[start]

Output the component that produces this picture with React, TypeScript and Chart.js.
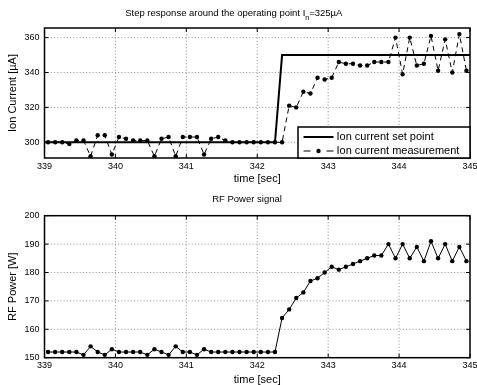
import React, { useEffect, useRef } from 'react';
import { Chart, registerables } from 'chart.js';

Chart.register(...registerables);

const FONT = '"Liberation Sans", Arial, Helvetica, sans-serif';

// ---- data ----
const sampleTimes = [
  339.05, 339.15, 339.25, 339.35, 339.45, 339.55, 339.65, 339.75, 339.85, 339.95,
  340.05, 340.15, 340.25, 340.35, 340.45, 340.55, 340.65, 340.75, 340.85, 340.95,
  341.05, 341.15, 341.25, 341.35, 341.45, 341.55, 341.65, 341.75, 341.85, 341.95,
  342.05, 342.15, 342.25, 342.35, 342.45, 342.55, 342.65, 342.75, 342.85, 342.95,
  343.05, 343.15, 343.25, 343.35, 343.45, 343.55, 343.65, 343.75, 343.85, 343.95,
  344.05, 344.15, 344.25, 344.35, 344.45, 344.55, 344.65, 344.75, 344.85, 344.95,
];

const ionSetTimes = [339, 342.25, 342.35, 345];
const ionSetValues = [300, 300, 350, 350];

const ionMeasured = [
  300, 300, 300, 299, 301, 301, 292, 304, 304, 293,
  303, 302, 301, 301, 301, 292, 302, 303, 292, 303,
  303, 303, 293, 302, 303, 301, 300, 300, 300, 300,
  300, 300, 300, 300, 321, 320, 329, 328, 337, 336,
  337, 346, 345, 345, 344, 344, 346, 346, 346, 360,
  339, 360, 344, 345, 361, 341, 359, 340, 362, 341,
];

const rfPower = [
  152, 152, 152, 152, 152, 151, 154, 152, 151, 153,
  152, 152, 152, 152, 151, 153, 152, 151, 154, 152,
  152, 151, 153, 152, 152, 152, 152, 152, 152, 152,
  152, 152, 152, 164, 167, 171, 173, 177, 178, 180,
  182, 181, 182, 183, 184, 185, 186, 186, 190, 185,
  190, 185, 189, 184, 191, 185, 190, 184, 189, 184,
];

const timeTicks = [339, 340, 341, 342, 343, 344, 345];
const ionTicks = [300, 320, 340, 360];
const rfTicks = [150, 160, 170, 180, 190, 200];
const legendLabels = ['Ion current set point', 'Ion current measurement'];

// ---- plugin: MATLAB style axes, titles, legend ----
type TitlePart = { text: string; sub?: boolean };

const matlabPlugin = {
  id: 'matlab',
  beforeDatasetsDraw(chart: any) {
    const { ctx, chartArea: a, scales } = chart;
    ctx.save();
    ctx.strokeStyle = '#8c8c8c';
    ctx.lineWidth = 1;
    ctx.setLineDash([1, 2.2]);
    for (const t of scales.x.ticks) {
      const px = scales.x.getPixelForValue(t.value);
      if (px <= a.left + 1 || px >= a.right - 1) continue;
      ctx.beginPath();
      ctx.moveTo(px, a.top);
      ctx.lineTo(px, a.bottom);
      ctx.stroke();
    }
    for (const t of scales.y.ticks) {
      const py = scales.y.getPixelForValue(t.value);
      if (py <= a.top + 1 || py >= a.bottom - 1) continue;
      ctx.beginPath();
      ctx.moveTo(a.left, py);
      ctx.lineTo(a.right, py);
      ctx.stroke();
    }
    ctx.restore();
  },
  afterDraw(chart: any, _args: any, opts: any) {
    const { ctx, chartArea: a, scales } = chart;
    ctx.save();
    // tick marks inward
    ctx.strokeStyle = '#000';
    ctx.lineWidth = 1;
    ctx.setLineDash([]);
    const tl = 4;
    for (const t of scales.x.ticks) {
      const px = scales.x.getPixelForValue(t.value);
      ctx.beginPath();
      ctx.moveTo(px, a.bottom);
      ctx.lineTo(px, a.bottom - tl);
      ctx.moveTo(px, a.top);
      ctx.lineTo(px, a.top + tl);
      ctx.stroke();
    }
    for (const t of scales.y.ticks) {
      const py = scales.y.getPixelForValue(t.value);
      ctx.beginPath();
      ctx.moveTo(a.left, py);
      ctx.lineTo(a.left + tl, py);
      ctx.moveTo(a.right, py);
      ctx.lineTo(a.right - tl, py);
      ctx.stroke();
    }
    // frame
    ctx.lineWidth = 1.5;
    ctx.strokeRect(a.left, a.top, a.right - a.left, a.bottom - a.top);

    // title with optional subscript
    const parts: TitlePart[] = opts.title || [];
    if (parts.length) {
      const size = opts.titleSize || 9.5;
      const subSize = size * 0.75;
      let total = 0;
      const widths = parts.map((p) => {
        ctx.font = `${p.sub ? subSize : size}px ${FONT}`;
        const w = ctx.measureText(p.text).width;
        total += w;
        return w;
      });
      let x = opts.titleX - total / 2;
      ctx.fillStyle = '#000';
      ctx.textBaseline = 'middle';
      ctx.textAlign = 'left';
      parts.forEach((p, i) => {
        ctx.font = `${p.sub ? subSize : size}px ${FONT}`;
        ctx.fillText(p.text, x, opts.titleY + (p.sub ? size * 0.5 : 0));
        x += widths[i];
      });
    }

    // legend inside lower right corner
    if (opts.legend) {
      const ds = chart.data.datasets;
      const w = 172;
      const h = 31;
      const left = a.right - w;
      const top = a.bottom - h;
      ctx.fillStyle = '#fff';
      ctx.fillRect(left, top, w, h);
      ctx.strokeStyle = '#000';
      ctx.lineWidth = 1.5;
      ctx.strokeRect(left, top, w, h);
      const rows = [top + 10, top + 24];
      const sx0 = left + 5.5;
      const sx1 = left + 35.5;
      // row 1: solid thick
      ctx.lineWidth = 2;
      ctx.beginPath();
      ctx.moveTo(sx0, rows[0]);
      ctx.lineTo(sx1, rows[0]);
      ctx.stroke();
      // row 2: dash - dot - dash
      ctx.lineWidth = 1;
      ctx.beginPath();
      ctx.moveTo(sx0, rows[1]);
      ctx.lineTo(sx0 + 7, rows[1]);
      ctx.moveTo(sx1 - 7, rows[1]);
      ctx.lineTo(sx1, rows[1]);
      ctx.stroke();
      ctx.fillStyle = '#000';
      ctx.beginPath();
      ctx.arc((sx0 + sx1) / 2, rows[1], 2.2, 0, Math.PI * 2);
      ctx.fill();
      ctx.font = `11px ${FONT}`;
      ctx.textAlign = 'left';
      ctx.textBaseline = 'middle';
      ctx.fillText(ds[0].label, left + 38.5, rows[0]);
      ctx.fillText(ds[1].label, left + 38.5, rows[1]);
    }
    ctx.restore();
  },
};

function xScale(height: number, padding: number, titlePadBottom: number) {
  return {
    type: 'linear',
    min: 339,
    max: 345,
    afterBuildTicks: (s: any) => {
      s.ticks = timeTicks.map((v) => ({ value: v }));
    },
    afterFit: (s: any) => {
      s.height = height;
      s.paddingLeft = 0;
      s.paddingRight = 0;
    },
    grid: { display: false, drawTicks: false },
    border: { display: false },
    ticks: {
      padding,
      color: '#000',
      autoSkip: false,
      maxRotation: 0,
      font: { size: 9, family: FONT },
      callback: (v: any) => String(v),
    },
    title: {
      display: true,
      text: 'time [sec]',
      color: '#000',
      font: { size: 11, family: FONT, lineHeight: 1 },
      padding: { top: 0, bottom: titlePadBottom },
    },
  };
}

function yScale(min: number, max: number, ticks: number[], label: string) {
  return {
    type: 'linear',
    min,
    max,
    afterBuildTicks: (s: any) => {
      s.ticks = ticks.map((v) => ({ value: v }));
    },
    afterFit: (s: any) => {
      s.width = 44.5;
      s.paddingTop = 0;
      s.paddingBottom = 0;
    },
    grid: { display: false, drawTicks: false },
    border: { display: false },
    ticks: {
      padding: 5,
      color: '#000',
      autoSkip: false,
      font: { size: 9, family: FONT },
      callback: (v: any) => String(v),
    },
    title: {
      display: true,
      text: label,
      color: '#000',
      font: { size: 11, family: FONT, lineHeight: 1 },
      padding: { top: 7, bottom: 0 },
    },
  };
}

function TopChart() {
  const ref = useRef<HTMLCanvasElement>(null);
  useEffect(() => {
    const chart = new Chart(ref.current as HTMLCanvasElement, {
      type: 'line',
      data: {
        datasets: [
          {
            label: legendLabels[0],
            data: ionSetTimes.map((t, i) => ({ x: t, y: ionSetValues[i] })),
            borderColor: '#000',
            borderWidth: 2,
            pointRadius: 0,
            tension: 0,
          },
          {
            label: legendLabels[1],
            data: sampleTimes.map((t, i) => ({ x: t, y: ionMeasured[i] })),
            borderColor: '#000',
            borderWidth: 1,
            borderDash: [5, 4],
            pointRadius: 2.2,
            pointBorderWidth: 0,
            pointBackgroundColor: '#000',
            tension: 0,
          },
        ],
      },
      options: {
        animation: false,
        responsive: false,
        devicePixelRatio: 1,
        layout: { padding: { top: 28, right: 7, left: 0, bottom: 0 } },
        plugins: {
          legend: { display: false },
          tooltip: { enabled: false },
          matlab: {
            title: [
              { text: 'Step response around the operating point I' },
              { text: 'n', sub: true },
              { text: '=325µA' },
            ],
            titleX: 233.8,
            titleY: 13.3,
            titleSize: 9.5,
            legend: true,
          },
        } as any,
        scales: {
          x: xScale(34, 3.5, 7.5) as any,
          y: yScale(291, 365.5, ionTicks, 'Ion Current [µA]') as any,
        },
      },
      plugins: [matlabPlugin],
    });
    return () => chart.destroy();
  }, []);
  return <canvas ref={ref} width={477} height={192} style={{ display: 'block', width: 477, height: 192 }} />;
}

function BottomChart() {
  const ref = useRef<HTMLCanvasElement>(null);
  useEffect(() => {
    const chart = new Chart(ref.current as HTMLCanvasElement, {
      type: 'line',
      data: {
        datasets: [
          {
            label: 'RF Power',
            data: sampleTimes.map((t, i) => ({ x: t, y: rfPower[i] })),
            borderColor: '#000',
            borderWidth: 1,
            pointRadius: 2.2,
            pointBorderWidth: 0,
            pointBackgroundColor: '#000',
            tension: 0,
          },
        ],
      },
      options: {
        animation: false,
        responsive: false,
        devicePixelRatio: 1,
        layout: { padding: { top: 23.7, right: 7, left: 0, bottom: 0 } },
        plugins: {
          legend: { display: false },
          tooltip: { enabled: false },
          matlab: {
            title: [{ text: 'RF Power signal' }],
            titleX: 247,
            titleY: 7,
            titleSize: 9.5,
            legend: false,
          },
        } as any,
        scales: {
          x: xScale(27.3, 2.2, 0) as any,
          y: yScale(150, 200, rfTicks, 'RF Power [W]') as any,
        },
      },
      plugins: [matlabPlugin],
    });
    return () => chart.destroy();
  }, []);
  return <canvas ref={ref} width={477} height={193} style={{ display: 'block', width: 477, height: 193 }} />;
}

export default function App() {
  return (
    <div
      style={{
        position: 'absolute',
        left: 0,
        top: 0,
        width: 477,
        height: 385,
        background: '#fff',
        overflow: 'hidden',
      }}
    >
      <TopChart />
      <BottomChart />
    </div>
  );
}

[end]

**Problem requirements:** Exactly as they appear, print the lines of the listing above from its first line through the line that contains "string; sub?: boolean", minus the pictures.

**Answer to the exercise:**
Output the component that produces this picture with React, TypeScript and Chart.js.
import React, { useEffect, useRef } from 'react';
import { Chart, registerables } from 'chart.js';

Chart.register(...registerables);

const FONT = '"Liberation Sans", Arial, Helvetica, sans-serif';

// ---- data ----
const sampleTimes = [
  339.05, 339.15, 339.25, 339.35, 339.45, 339.55, 339.65, 339.75, 339.85, 339.95,
  340.05, 340.15, 340.25, 340.35, 340.45, 340.55, 340.65, 340.75, 340.85, 340.95,
  341.05, 341.15, 341.25, 341.35, 341.45, 341.55, 341.65, 341.75, 341.85, 341.95,
  342.05, 342.15, 342.25, 342.35, 342.45, 342.55, 342.65, 342.75, 342.85, 342.95,
  343.05, 343.15, 343.25, 343.35, 343.45, 343.55, 343.65, 343.75, 343.85, 343.95,
  344.05, 344.15, 344.25, 344.35, 344.45, 344.55, 344.65, 344.75, 344.85, 344.95,
];

const ionSetTimes = [339, 342.25, 342.35, 345];
const ionSetValues = [300, 300, 350, 350];

const ionMeasured = [
  300, 300, 300, 299, 301, 301, 292, 304, 304, 293,
  303, 302, 301, 301, 301, 292, 302, 303, 292, 303,
  303, 303, 293, 302, 303, 301, 300, 300, 300, 300,
  300, 300, 300, 300, 321, 320, 329, 328, 337, 336,
  337, 346, 345, 345, 344, 344, 346, 346, 346, 360,
  339, 360, 344, 345, 361, 341, 359, 340, 362, 341,
];

const rfPower = [
  152, 152, 152, 152, 152, 151, 154, 152, 151, 153,
  152, 152, 152, 152, 151, 153, 152, 151, 154, 152,
  152, 151, 153, 152, 152, 152, 152, 152, 152, 152,
  152, 152, 152, 164, 167, 171, 173, 177, 178, 180,
  182, 181, 182, 183, 184, 185, 186, 186, 190, 185,
  190, 185, 189, 184, 191, 185, 190, 184, 189, 184,
];

const timeTicks = [339, 340, 341, 342, 343, 344, 345];
const ionTicks = [300, 320, 340, 360];
const rfTicks = [150, 160, 170, 180, 190, 200];
const legendLabels = ['Ion current set point', 'Ion current measurement'];

// ---- plugin: MATLAB style axes, titles, legend ----
type TitlePart = { text: string; sub?: boolean };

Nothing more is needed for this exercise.